THE first time the Tour de France visited Britain was in 1974, when, perhaps still smirking with pride at their new motorway system, the brass in their wisdom decided the best way of showing off our sceptred isle was to have riders plough up and down a colourless stretch of dual carriageway near Plymouth.
Twenty years later the Tour returned and lessons seem to have been learned, the race visiting Dover, Brighton and Portsmouth and the crowds turning out in number. After a thirteen year absence from these shores, the opening time trial prologue rolls out in central London today, with Trafalgar Square, The Mall and Buckingham Palace offering a sublime stage backdrop.

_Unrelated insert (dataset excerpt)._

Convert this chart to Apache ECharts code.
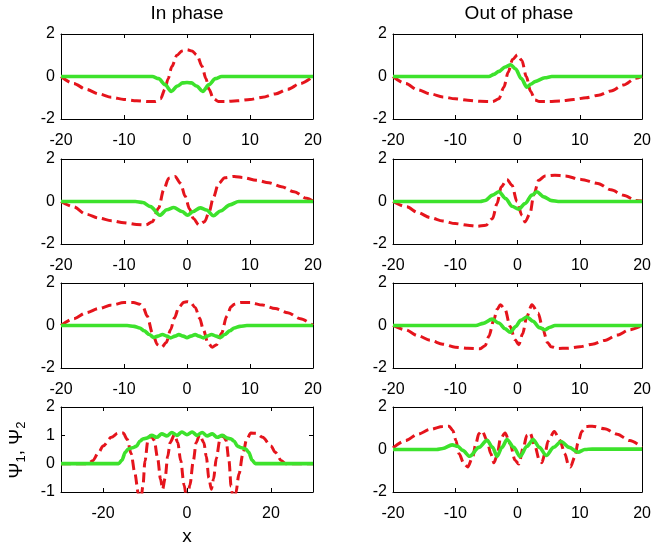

Despite such grandstanding from the capital, however, attitudes towards road cycling here remain lukewarm. Since the Tour last visited British Cycling’s Premier Calendar Road Race Series has much reduced in size – in Scotland alone the Glasgow to Dunoon classic has disappeared as has the Tour of the Kingdom stage race in Fife. Motorists might wail and gnash about congestion charges and speed cameras but on Britain’s roads the humble cyclist is firmly fastened to the bottom of the food chain. Closing a stretch of road for half and hour to allow a cycle race through is felt to be the height of leftie, tree-hugging madness.
When it comes to the Tour de France, it is a perennial mystery to those of us enthralled by its majesty that Brits on the whole just don’t, well, get it. For a start terrestrial TV coverage in the UK is now pretty much non-existent and it has become increasingly difficult for the novice to get a handle on the sport’s many subtleties. Riders compete for themselves and a team, egad!
It is perhaps its refusal to dish itself up in nice bite-sized portions that makes the Tour an ill-fit with British television schedulers. Over the next three weeks, 21 teams of nine riders each will cover a total distance of 3,550km, split over 21 stages. Each stage is an individual race in itself, although stage-winners often have no chance of winning the yellow jersey, given to the rider who completes the course in the lowest time. Overall winners tend to be able to perform well in the mountains and ride time trials, of which there are three, but there are two further jerseys up for grabs – a green one for the ‘King of the Mountains’ and a white and red polka dot one for the top sprinter.
Yet while all these events are won by individuals, a strong Tour contender must have a strong team to shield him from the wind on flat stages, fetch him drinks and food from the team car, or ward off would-be attackers by setting a good pace in the high mountain stages. The British are said to admire a plucky loser but in the Tour de France the loser is no loser at all. The ‘lantern rouge’ is the rider who is last overall, but he will have suffered a great deal to complete the course and may well have sacrificed much of his energy at the service of his leader early on in the race.
All of which gets to the heart of what sets the Tour de France so utterly apart from other sporting events. The cycling supporter is as much in awe of the race itself, its promise of heroism, the ritual of man defying both geography and his own body, as he is of particular riders. And that is why, despite the doping scandals of 1998 and 2006, the Tour remains unbowed. In France, millions buy L’Equipe every day to read detailed analysis of the race and its riders. In Britain we may yet discover that bicycles aren’t just for coming over all green.